Des phénomènes du même ordre se manifestent actuellement en Russie. Un observateur judicieux, M. Chessin, explique comment le régime communiste fit une guerre féroce aux intellectuels. Il rapporte cette profession de foi publiée par la Pravda :

« L’Orient moujik a jeté bas les théories de la science occidentale, il a obligé le savant à ployer l’échine devant l’ouvrier noir de crasse. »

Un des grands maîtres de la doctrine, Zinovief, proclame que, « dans chaque intellectuel, il voit un ennemi du pouvoir soviétique ».

C’est en raison de cette mentalité que l’enseignement de l’histoire, de la philosophie, de la morale a été exclu des écoles.

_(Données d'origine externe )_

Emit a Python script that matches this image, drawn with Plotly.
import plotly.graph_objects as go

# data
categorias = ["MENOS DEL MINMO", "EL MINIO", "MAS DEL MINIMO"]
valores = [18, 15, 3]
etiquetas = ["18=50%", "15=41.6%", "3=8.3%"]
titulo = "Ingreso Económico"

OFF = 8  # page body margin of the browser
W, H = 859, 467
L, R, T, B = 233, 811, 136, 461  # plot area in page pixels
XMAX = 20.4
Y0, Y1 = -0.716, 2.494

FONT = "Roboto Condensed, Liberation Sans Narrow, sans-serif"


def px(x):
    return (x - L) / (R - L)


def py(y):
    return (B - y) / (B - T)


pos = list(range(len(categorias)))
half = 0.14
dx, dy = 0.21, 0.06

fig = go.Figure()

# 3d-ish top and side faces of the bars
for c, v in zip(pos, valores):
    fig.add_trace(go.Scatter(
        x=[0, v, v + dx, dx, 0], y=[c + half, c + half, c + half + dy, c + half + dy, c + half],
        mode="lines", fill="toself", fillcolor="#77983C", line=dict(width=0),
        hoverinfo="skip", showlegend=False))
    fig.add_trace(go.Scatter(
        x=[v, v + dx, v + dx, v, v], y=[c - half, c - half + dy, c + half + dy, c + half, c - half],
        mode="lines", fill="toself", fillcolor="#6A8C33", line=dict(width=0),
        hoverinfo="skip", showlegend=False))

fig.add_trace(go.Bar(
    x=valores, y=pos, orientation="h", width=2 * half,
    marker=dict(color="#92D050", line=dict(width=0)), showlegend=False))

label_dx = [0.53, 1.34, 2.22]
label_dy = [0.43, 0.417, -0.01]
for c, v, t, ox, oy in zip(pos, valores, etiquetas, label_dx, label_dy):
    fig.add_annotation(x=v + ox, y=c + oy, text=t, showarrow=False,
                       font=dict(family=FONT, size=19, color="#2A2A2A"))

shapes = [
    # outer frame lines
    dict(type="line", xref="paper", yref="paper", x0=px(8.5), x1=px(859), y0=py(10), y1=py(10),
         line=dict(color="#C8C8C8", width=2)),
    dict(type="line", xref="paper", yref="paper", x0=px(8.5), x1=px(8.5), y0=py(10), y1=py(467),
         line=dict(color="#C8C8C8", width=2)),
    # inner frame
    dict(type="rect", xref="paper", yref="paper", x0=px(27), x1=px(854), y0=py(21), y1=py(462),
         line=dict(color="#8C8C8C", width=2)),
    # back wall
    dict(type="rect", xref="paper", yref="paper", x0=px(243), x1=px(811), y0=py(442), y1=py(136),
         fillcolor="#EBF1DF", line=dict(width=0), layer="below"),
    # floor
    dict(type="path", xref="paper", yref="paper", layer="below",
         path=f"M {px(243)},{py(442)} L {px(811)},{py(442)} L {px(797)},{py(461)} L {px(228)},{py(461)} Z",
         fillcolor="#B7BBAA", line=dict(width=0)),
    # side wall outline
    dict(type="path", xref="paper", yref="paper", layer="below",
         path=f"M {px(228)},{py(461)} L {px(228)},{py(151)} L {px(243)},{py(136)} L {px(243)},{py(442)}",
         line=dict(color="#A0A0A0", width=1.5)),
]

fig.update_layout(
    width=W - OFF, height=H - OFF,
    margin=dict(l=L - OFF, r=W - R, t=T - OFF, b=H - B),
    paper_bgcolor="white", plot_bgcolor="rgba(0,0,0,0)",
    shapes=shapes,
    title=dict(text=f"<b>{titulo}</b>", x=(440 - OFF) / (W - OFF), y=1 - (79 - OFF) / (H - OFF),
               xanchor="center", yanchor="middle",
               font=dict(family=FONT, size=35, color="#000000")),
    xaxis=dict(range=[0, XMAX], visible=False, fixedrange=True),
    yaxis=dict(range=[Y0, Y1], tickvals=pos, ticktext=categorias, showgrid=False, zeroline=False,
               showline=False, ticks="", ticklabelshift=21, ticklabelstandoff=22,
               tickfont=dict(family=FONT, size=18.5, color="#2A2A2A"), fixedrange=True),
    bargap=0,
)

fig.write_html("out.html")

« Suivant l’auteur précédemment cité, les maîtres du pouvoir ont interdit, sous la menace de pénalités exemplaires, dans les bibliothèques publiques, des ouvrages de Platon, Aristote, Descartes, Kant, Spencer, etc. Les grands auteurs russes modernes eux-mêmes sont exclus. »

D’après le même auteur les professeurs des universités seraient choisis parmi les élèves des écoles ouvrières, n’ayant d’autres connaissances que les quatre règles de l’arithmétique et quelques rudiments de grammaire.

La Russie retourne ainsi aux formes inférieures de civilisation que rêvent tous les inadaptés.


Nous venons de résumer brièvement la mentalité bolcheviste, la doctrine bolcheviste et ses applications.

La doctrine bolcheviste est dangereuse, mais la mentalité qui l’inspire plus dangereuse encore. Si elle continuait à envahir le monde, elle saperait définitivement tous les principes servant de base aux grandes civilisations.

La doctrine bolcheviste est en train de détruire le capital matériel des peuples, mais la mentalité bolcheviste menace un capital moral plus précieux que de fugitives richesses et dont la création a demandé de longs siècles d’efforts.